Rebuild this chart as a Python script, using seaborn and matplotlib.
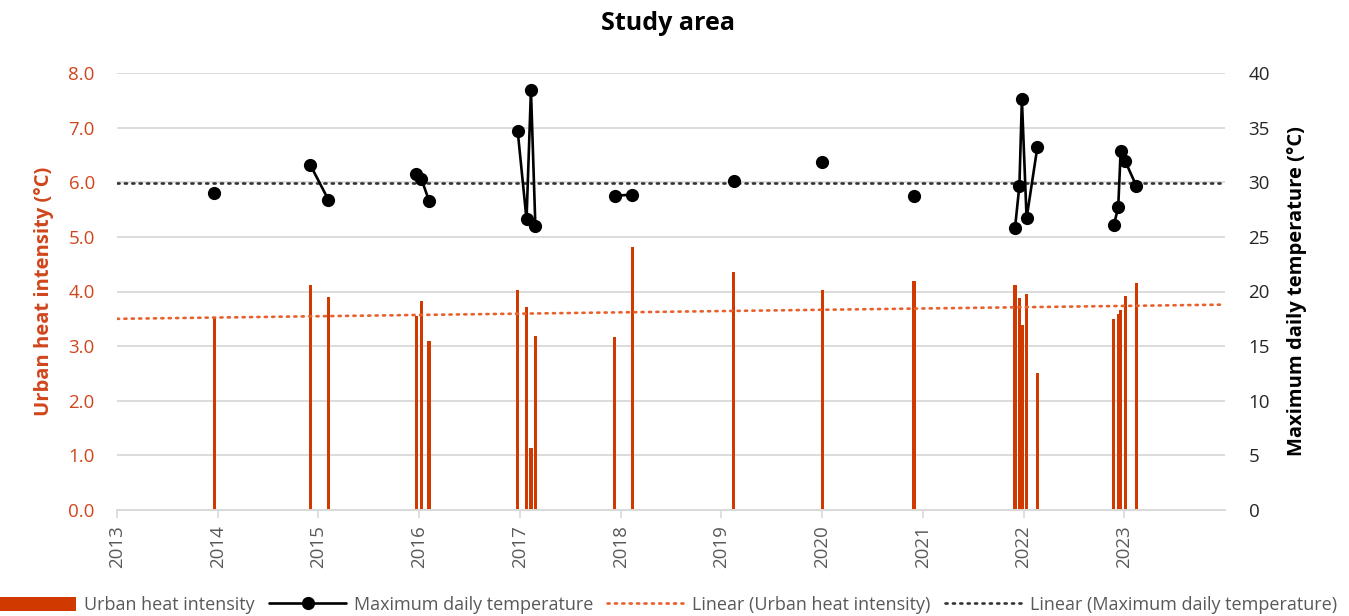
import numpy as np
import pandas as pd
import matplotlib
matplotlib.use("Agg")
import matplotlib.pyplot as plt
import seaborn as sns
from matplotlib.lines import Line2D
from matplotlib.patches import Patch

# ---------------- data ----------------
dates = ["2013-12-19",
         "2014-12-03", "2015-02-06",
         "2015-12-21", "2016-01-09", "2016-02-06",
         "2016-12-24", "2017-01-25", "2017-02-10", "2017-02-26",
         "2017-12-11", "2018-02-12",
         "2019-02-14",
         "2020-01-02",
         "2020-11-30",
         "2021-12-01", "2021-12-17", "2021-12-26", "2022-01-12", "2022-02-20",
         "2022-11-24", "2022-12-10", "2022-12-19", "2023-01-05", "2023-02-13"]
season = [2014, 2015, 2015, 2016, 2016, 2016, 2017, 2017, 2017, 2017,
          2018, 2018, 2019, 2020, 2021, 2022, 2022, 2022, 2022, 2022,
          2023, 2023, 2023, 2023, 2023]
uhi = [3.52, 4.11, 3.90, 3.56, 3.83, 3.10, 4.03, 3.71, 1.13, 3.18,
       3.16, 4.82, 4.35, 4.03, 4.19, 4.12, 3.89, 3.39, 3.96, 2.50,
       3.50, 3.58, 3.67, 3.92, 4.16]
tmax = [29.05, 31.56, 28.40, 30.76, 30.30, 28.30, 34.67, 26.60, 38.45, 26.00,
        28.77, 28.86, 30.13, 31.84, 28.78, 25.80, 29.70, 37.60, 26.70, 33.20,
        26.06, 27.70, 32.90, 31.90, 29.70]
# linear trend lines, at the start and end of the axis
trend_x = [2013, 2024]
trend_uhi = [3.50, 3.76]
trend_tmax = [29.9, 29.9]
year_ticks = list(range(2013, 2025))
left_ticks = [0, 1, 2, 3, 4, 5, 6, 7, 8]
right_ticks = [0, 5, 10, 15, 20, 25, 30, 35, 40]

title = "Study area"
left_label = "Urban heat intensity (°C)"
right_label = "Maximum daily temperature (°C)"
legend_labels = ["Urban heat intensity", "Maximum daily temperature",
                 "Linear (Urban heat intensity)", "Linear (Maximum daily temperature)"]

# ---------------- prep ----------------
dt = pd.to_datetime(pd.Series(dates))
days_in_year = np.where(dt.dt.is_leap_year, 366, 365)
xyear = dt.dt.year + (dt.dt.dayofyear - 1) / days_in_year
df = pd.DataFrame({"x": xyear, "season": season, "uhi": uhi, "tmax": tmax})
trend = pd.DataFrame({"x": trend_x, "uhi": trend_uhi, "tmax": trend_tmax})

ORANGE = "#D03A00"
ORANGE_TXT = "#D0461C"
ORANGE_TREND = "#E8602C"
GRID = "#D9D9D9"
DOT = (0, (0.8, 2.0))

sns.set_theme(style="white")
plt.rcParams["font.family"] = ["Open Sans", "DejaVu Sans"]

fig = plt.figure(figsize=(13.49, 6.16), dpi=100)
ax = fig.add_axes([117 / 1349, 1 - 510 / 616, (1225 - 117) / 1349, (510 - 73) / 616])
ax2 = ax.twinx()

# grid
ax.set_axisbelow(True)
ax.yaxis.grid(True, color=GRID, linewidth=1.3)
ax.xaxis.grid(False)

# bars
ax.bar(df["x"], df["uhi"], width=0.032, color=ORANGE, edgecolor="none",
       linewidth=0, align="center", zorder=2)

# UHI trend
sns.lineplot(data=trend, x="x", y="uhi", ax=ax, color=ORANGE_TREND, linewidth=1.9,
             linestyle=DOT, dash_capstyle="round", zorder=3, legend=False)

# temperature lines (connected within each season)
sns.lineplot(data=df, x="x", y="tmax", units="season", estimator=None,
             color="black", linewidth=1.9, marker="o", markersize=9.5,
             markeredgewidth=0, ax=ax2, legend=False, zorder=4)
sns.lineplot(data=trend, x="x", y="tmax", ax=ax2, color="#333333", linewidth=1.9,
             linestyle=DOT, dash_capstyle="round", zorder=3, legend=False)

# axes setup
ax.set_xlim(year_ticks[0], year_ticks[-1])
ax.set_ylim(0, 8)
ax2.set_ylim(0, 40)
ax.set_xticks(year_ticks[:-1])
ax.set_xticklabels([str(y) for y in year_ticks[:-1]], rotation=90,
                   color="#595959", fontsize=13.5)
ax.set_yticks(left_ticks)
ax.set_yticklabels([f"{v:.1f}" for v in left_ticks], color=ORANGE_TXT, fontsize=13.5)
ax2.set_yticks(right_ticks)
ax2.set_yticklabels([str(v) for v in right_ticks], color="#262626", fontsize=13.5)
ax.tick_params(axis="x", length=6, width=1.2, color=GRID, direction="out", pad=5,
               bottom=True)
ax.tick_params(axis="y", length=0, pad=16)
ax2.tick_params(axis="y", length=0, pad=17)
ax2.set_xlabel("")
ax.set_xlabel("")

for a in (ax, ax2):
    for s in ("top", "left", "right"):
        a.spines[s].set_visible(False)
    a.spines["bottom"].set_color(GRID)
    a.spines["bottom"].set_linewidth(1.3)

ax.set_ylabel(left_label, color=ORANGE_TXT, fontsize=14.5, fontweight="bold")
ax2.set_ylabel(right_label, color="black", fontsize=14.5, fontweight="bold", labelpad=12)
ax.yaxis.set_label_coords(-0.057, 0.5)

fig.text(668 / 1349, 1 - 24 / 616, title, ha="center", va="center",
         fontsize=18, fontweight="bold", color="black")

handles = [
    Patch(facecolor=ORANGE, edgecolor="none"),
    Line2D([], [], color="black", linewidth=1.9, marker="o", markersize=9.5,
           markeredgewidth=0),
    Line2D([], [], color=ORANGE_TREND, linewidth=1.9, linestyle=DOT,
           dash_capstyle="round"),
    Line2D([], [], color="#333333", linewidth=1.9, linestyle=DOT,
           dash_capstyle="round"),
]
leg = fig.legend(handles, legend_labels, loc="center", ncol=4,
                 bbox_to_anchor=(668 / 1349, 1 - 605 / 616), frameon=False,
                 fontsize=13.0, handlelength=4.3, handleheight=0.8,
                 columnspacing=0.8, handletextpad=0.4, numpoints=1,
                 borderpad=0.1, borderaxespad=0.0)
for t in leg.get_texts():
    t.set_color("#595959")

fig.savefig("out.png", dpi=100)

• • • • • • •

Directions for this task:
From the first line above to the line containing "from matplotlib.patches import Patch", repeat each line exactly. Pictures stay out.

Task answer:
Rebuild this chart as a Python script, using seaborn and matplotlib.
import numpy as np
import pandas as pd
import matplotlib
matplotlib.use("Agg")
import matplotlib.pyplot as plt
import seaborn as sns
from matplotlib.lines import Line2D
from matplotlib.patches import Patch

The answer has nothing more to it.